For example, at 1 FPS:
- `frame_0001.png` = 0 seconds
- `frame_0045.png` = 44 seconds
- `frame_0100.png` = 99 seconds

**Transcription Matching:**
1. Parse the SRT file to extract timestamp ranges and text
2. For each frame, calculate its timestamp based on frame number and FPS
3. Find the SRT segment where the frame timestamp falls within the start/end range
4. Create a correlation map in `frame_transcription_map.txt`
5. Generate a preview timeline table in `analysis.md`

**Performance Optimization:**
- Matches every 5th frame by default to keep output manageable
- Full matching data is stored in `frame_transcription_map.txt`
- Summary table (first 20 matches) is included in `analysis.md`

**Error Handling:**
- Silent videos skip matching gracefully
- Missing SRT segments are marked as "[No transcription at this timestamp]"
- Malformed SRT entries are handled without crashing

## Tips

- Process shorter videos first to test the workflow
- Adjust frame extraction rate based on content type (1 fps for lectures, higher for action)
- Use GPU-accelerated whisper for faster transcription
- Clean up temporary frames after analysis to save space
- Reference the generated markdown file for all future discussions about the video

## Common Use Cases

- **Education**: Understanding tutorial and course content
- **Research**: Analyzing recorded presentations or lectures
- **Content Review**: Summarizing long-form video content
- **Documentation**: Creating written records of video information
- **Accessibility**: Converting video content to text format
- **Discussion Support**: Having context for detailed video conversations

## Important Notes

⚠️ **Workspace Isolation**
- Each analysis creates a unique timestamped directory
- Prevents conflicts when multiple Claude instances run simultaneously
- All analysis artifacts are contained in their own folder
- Working directory: `.video-input/analysis_{timestamp}/` in your current directory (run from project root)

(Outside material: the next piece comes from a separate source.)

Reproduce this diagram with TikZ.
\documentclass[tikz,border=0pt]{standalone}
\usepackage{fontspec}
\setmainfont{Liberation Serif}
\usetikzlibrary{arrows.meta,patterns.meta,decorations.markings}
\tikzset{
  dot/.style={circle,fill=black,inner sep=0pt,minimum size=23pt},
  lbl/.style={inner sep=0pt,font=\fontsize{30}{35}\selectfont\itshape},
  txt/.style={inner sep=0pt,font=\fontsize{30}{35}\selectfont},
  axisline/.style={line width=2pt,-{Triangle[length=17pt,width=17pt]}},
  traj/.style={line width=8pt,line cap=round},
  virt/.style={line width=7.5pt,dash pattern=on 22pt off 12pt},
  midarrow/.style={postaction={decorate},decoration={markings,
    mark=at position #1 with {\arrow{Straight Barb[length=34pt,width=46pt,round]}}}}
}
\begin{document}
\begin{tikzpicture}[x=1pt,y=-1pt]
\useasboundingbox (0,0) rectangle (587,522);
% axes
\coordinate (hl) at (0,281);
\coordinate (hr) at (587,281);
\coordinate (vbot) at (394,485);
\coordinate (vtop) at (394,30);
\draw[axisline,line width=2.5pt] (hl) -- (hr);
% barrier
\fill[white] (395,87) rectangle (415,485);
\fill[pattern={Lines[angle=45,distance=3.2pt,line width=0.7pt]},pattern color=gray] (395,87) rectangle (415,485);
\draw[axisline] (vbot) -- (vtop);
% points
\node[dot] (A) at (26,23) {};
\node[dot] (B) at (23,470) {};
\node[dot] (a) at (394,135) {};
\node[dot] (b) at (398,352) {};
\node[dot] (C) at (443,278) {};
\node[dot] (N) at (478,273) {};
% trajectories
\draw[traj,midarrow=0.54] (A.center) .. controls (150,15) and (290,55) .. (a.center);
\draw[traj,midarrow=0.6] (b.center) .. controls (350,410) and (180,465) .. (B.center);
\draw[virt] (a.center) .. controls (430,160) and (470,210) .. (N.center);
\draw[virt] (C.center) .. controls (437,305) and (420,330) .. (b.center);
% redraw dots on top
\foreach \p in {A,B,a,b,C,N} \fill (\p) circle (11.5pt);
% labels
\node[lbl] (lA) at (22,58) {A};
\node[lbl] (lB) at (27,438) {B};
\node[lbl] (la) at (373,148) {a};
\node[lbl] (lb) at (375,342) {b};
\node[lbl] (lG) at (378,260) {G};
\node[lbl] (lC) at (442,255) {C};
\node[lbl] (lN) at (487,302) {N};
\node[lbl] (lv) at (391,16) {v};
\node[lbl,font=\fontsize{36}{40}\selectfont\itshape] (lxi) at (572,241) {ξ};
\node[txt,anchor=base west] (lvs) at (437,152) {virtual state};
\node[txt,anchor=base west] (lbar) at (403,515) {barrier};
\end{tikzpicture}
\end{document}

⚠️ **Performance Considerations**
- Large videos may take significant time to process
- Frame extraction can consume substantial disk space
- Transcription accuracy depends on audio quality and language clarity

💡 **Best Practices**
- **Always run the script from your project root directory** - this ensures the analysis is created in the right location
- Ensure video files are accessible and not corrupted
- Use appropriate transcription models (larger models = better accuracy)
- Each analysis is stored in `.video-input/analysis_{timestamp}/` relative to where you run the script
- Clean up old analysis directories periodically to save disk space
- Reference the `analysis.md` file for all future discussions about the video
- The `.video-input` directory is gitignored by default (hidden directory)